The practical upside is that one staff member can oversee multiple kiosks during peak periods, rather than having multiple people dedicated to processing transactions. Everything feeds back into the same Xola dashboard, so walk-up bookings made through the kiosk show up alongside your online reservations in real time.
Kiosks work on iPads (iOS 11 or newer) or Android tablets (10+), and pair with a Stripe M2 card reader for payment processing. For operators wondering how else kiosks fit into day-to-day operations, this article covers five practical use cases worth reading through.
If your current setup has you reconciling walk-up sales at the end of every day, or you’ve dealt with an overbooking because your systems didn’t sync fast enough, it’s worth seeing what an integrated platform looks like in practice.
Book a demo with Xola to see how the walk-up booking and point-of-sale experience works for operators at your scale.
Frequently Asked Questions
What is point-of-sale for walk-up bookings in tour software?
It’s the ability to create a booking and process payment for a customer who arrives in person without using a separate system. In platforms like Xola, walk-up bookings update your inventory in real time and feed into the same reporting as your online reservations.
Does online booking software usually include point-of-sale?
Not always. Some platforms focus exclusively on advance online reservations and treat in-person sales as a separate problem. Operators who need both channels should look specifically for software built for the tours and attractions industry, where walk-ups are a normal part of the business.
Can walk-up bookings cause double-booking issues?
They can, if your POS and online booking systems aren’t synced in real time. The risk goes away when both channels pull from the same live inventory or sync properly.
What payment types should a walk-up POS system support?
At minimum, this should include credit and debit cards. Ideally also cash tracking and digital wallets. The payment method should be recorded alongside the booking so your reporting reflects your actual revenue across all transaction types.
How does walk-up POS help with upselling?

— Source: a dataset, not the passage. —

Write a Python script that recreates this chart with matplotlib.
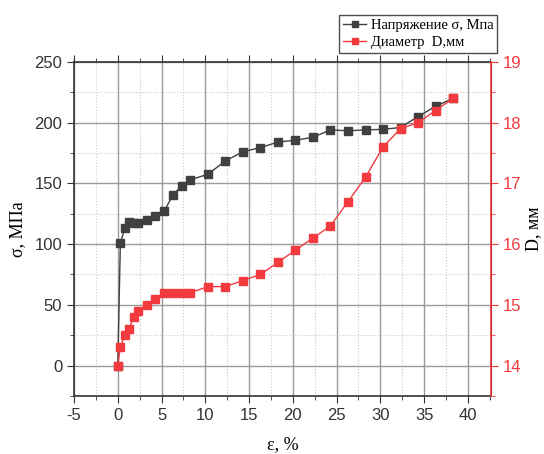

When your point-of-sale is integrated with your full booking platform, counter staff can see available add-ons, upgrades, or complementary experiences and offer them during the transaction. That’s a lot harder to do when POS is a separate terminal with no connection to your activity catalog.
What should I look for when evaluating booking software with POS for walk-ups?
Native POS functionality rather than a third-party integration, real-time inventory sync across all channels, offline processing capability, waiver collection at the counter, and a counter interface fast enough that staff can complete a transaction without keeping a customer waiting. Xola is designed specifically with these requirements in mind for tour and attraction operators.
Does capturing walk-up customer data actually matter?
Yes. Walk-up customers who have a good experience are potential repeat bookers and referral sources. If their contact information disappears because you processed the sale on a disconnected terminal, you’ve lost that relationship. An integrated system lets you collect an email at checkout and bring that customer into your marketing funnel.